Età anagrafica e età biologica raramente coincidono ma il bisogno di apparire giovani e mantenersi attivi è ormai un’ossessione. Dalla quale nessuno si senta escluso.
Per molti l’età anagrafica è solo un numero. Alcuni mesi fa si è diffusa in Rete la bufala secondo cui la Corte Suprema di Giustizia messicana si è pronunciata a favore della rettifica dell’età con un semplice cambio della data di nascita sui documenti. In realtà, per la prima volta, i Giudici consentivano di chiedere al Registro Civile la correzione di un atto di nascita con data successiva all’originale. Un’operazione che avrebbe sì reso il titolare di qualche anno più giovane, ma solo dopo una sentenza favorevole in tribunale.
L’età non è un capriccio
Lo stesso Governo è dovuto scendere in campo per chiarire che le molte interpretazioni diffuse sui social erano solo false e dannose. Nessuna fontana dell’eterna giovinezza legalizzata. Scopo della legge, ha precisato, non è permettere a chiunque di dichiararsi più giovane, ma regolarizzare le errate registrazioni. Come del resto accade già in Italia, ma – anche qui – solo nei casi prestabiliti e dopo una lunga trafila.
Un argomento universale
Il fatto in sé è prettamente locale. Il Messico infatti è un vasto Paese rurale, in cui alle persone nate tra gli Anni ’30 e ’80 non veniva richiesto il certificato di nascita neanche per l’iscrizione alla scuola dell’obbligo. E che ora deve assicurare una transizione al digitale il più possibile scevra da errori. Ma la questione di fondo è universale: vogliamo tutti credere che sia sempre possibile alleggerire il peso degli anni. Anche solo con un ritocchino alla carta di identità.
“Mi sento più giovane, cambiatemi i documenti”
Fece scalpore qualche tempo fa la storia di un olandese, Emil Ratelband, all’epoca 69enne, che dichiarava di sentirsi 20 anni più giovane. E che per questo chiedeva allo Stato di postdatare la sua nascita nei documenti personali. Ancora più curiosa la motivazione: la difficoltà a fare nuovi incontri in chat a causa dell’età anagrafica. “Quando scrivo che ho 69 anni – era il suo appello – nessuna donna mi risponde. Se scrivo 49, invece…”.
Una stagione vulnerabile
Insomma, pare che la bufala iniziale sull’età anagrafica non sia poi del tutto inverosimile. Almeno nelle intenzioni di qualcuno. Molte persone mature infatti preferiscono fingersi giovani ad ogni costo. Sfruttano le infinite possibilità offerte dal mercato dell’invecchiamento attivo: sport, cosmetica, chirurgia estetica. Certo, c’è anche la fortuna di avere buoni geni, ma in pratica qual è il limite da non valicare? L’ottantenne che vuole essere visto come un sessantenne, il sessantenne che si sente quarantenne. E poi? L’epidemia ha dimostrato che l’età anagrafica può anche coincidere con quella biologica e che dopo i 60 anni siamo tutti “naturalmente” più vulnerabili.
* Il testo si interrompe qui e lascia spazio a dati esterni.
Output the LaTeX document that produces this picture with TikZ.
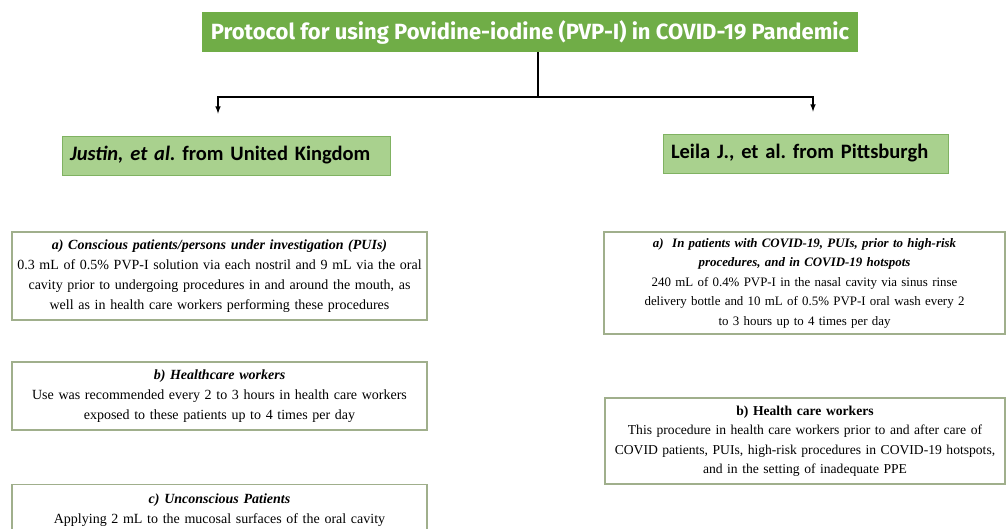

Un (nuovo) modello di maturità
Inseguire la gioventù a tutti i costi significa impegnarsi in attività a volte stressanti, essere sempre operativi e magari persino competitivi. Ma è questa la vecchiaia più desiderabile? Vogliamo davvero portare nell’età più matura un modello di società iperattiva e compulsiva, carica di stress da prestazione? Fermiamoci a riflettere se non sia invece preferibile sfruttare il privilegio di essere finalmente padroni del proprio tempo (e delle proprie rughe).
La vecchiaia è il futuro dei giovani
Scrive il poeta Jorge Camacho: “Prendete nota, giovani: non siete il futuro. L’elasticità, l’energia e il miraggio della giovinezza li conosco, li ho vissuti o, almeno, li ricordo. Ma l’unico futuro si chiama vecchiaia. Non sbagliatevi, giovani: voi siete il passato. Il vostro futuro? Sono io”. Il futuro di tutti noi è, infatti, proprio quella vecchiaia che qualcuno considera un peso da relegare, qualcosa da mascherare il più a lungo possibile. Mentre segna piuttosto il raggiungimento della maggiore età. O meglio, della perfetta maturità.